Model-based clustering associates each component of a finite mixture distribution to a group or cluster. An underlying implicit assumption is that a one-to-one correspondence exists between mixture components and clusters. However, a single Gaussian density may not be sufficient, and two or more mixture components could be needed to reasonably approximate the distribution within a homogeneous group of observations.

This function implements the methodology proposed by Scrucca (2016) based on the identification of high density regions of the underlying density function. Starting with an estimated Gaussian finite mixture model, the corresponding density estimate is used to identify the cluster cores, i.e. those data points which form the core of the clusters. These cluster cores are obtained from the connected components at a given density level \(c\). A mode function gives the number of connected components as the level \(c\) is varied. Once cluster cores are identified, the remaining observations are allocated to those cluster cores for which the probability of cluster membership is the highest.

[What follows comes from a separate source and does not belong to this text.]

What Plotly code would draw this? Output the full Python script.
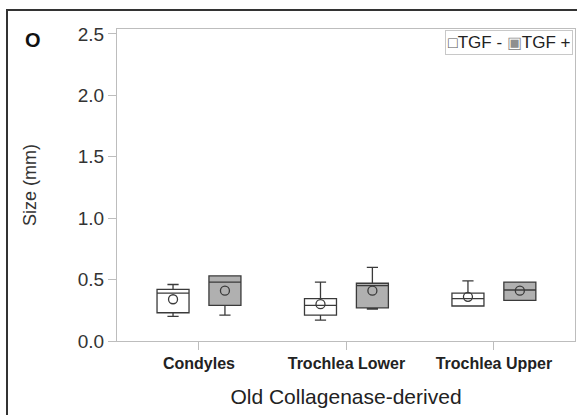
import plotly.graph_objects as go

categories = ["Condyles", "Trochlea Lower", "Trochlea Upper"]
series = ["TGF -", "TGF +"]

# five-number summaries + means per series (mm)
tgf_minus_min = [0.20, 0.17, 0.285]
tgf_minus_q1 = [0.23, 0.21, 0.285]
tgf_minus_median = [0.39, 0.29, 0.345]
tgf_minus_q3 = [0.42, 0.345, 0.39]
tgf_minus_max = [0.46, 0.48, 0.49]
tgf_minus_mean = [0.34, 0.30, 0.36]

tgf_plus_min = [0.21, 0.26, 0.33]
tgf_plus_q1 = [0.29, 0.27, 0.33]
tgf_plus_median = [0.48, 0.45, 0.415]
tgf_plus_q3 = [0.53, 0.47, 0.48]
tgf_plus_max = [0.53, 0.60, 0.48]
tgf_plus_mean = [0.41, 0.41, 0.41]

x_pos = list(range(len(categories)))
offset = 0.176
box_w = 0.217
line_col = "#3a3a3a"
fills = ["white", "#b0b0b0"]

fig = go.Figure()
specs = [
    (series[0], -offset, fills[0], tgf_minus_min, tgf_minus_q1, tgf_minus_median, tgf_minus_q3, tgf_minus_max, tgf_minus_mean),
    (series[1], offset, fills[1], tgf_plus_min, tgf_plus_q1, tgf_plus_median, tgf_plus_q3, tgf_plus_max, tgf_plus_mean),
]
for name, off, fill, mn, q1, med, q3, mx, mean in specs:
    xs = [x + off for x in x_pos]
    fig.add_trace(go.Box(
        name=name, x=xs, lowerfence=mn, q1=q1, median=med, q3=q3, upperfence=mx,
        fillcolor=fill, line=dict(color=line_col, width=1.3),
        width=box_w, whiskerwidth=0.35, showlegend=False,
    ))
    fig.add_trace(go.Scatter(
        x=xs, y=mean, mode="markers", showlegend=False,
        marker=dict(symbol="circle-open", size=9, color=line_col, line=dict(width=1.3)),
    ))

legend_text = (
    "<span style='font-size:16px;color:#555'>□</span>" + series[0] + " "
    + "<span style='font-size:16px;color:#8f8f8f'>▣</span>" + series[1]
)

fig.update_layout(
    width=577, height=415,
    margin=dict(l=117, r=2, t=29, b=74),
    paper_bgcolor="white", plot_bgcolor="white",
    font=dict(family="Arial, Liberation Sans, sans-serif", color="#333"),
    showlegend=False,
    xaxis=dict(
        range=[-0.556, 2.55], tickvals=x_pos, ticktext=categories,
        showgrid=False, zeroline=False, showline=True, linecolor="#bdbdbd",
        mirror=True, ticks="outside", ticklen=8, tickcolor="#bdbdbd",
        tickfont=dict(size=16, color="#222", weight="bold"),
        title=dict(text="Old Collagenase-derived", font=dict(size=21, color="#222"), standoff=18),
    ),
    yaxis=dict(
        range=[0, 2.54], tickvals=[0, 0.5, 1.0, 1.5, 2.0, 2.5],
        ticktext=["0.0", "0.5", "1.0", "1.5", "2.0", "2.5"],
        showgrid=False, zeroline=False, showline=True, linecolor="#bdbdbd",
        mirror=True, ticks="outside", ticklen=8, tickcolor="#bdbdbd",
        tickfont=dict(size=19, color="#333"),
        title=dict(text="Size (mm)", font=dict(size=18, color="#333"), standoff=36),
    ),
    shapes=[dict(
        type="rect", xref="paper", yref="paper",
        x0=(7 - 117) / 458, x1=(590 - 117) / 458,
        y0=(341 - 430) / 312, y1=(341 - 10) / 312,
        line=dict(color="#333", width=2), layer="below",
    )],
    annotations=[
        dict(
            text="<b>O</b>", xref="paper", yref="paper",
            x=(23 - 117) / 458, y=(341 - 40) / 312, yanchor="middle",
            showarrow=False, font=dict(size=20, color="#111"),
        ),
        dict(
            text=legend_text, xref="paper", yref="paper",
            x=1, xanchor="right", y=1, yanchor="top", xshift=-2, yshift=-1,
            showarrow=False, font=dict(size=17, color="#222"),
            bordercolor="#c8c8c8", borderwidth=1, borderpad=2, bgcolor="white",
        ),
    ],
)

fig.write_html("out.html")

The method usually improves the identification of non-Gaussian clusters compared to a fully parametric approach. Furthermore, it enables the identification of clusters which cannot be obtained by merging mixture components, and it can be straightforwardly extended to cases of higher dimensionality.

Value

A list of class gmmhd with the following components:

Mclust: The input object of class "Mclust" representing an estimated Gaussian finite mixture model.
MclustDA: An object of class "MclustDA" containing the model used for the classification step.
MclustDR: An object of class "MclustDR" containing the dimension reduction step if performed, otherwise NULL.
x: The data used in the algorithm. This can be the input data or a projection if a preliminary dimension reduction step is performed.
density: The density estimated from the input Gaussian finite mixture model evaluated at the input data.
con: A list of connected components at each step.
nc: A vector giving the number of connected components (i.e. modes) at each step.
pn: Vector of values over a uniform grid of proportions of length ngrid.
qn: Vector of density quantiles corresponding to proportions pn.
pc: Vector of empirical proportions corresponding to quantiles qn.
clusterCores: Vector of cluster cores numerical labels; NAs indicate that an observation does not belong to any cluster core.
clusterCores: Vector of numerical labels giving the final clustering.
numClusters: An integer giving the number of clusters.

References

Scrucca, L. (2016) Identifying connected components in Gaussian finite mixture models for clustering. Computational Statistics & Data Analysis, 93, 5-17.

Author

Luca Scrucca luca.scrucca@unipg.it

Examples

# \donttest{
data(faithful)
mod <- Mclust(faithful)
summary(mod)
#> ---------------------------------------------------- 
#> Gaussian finite mixture model fitted by EM algorithm 
#> ---------------------------------------------------- 
#> 
#> Mclust EEE (ellipsoidal, equal volume, shape and orientation) model with 3
#> components: 
#> 
#>  log-likelihood   n df       BIC       ICL
#>       -1126.326 272 11 -2314.316 -2357.824
#> 
#> Clustering table:
#>   1   2   3 
#>  40  97 135 
plot(as.densityMclust(mod), faithful, what = "density", 
     points.pch = mclust.options("classPlotSymbols")[mod$classification], 
     points.col = mclust.options("classPlotColors")[mod$classification])


GMMHD <- gmmhd(mod)
summary(GMMHD)
#> ---------------------------------------------------------
#> GMM with high-density connected components for clustering 
#> ---------------------------------------------------------
#> 
#> Initial model:  Mclust (EEE,3)
#> 
#> Cluster cores:
#>    1    2 <NA> 
#>  166   91   15 
#> 
#> Final clustering:
#>   1   2 
#> 178  94 

plot(GMMHD, what = "mode")

plot(GMMHD, what = "cores")

plot(GMMHD, what = "clusters")

# }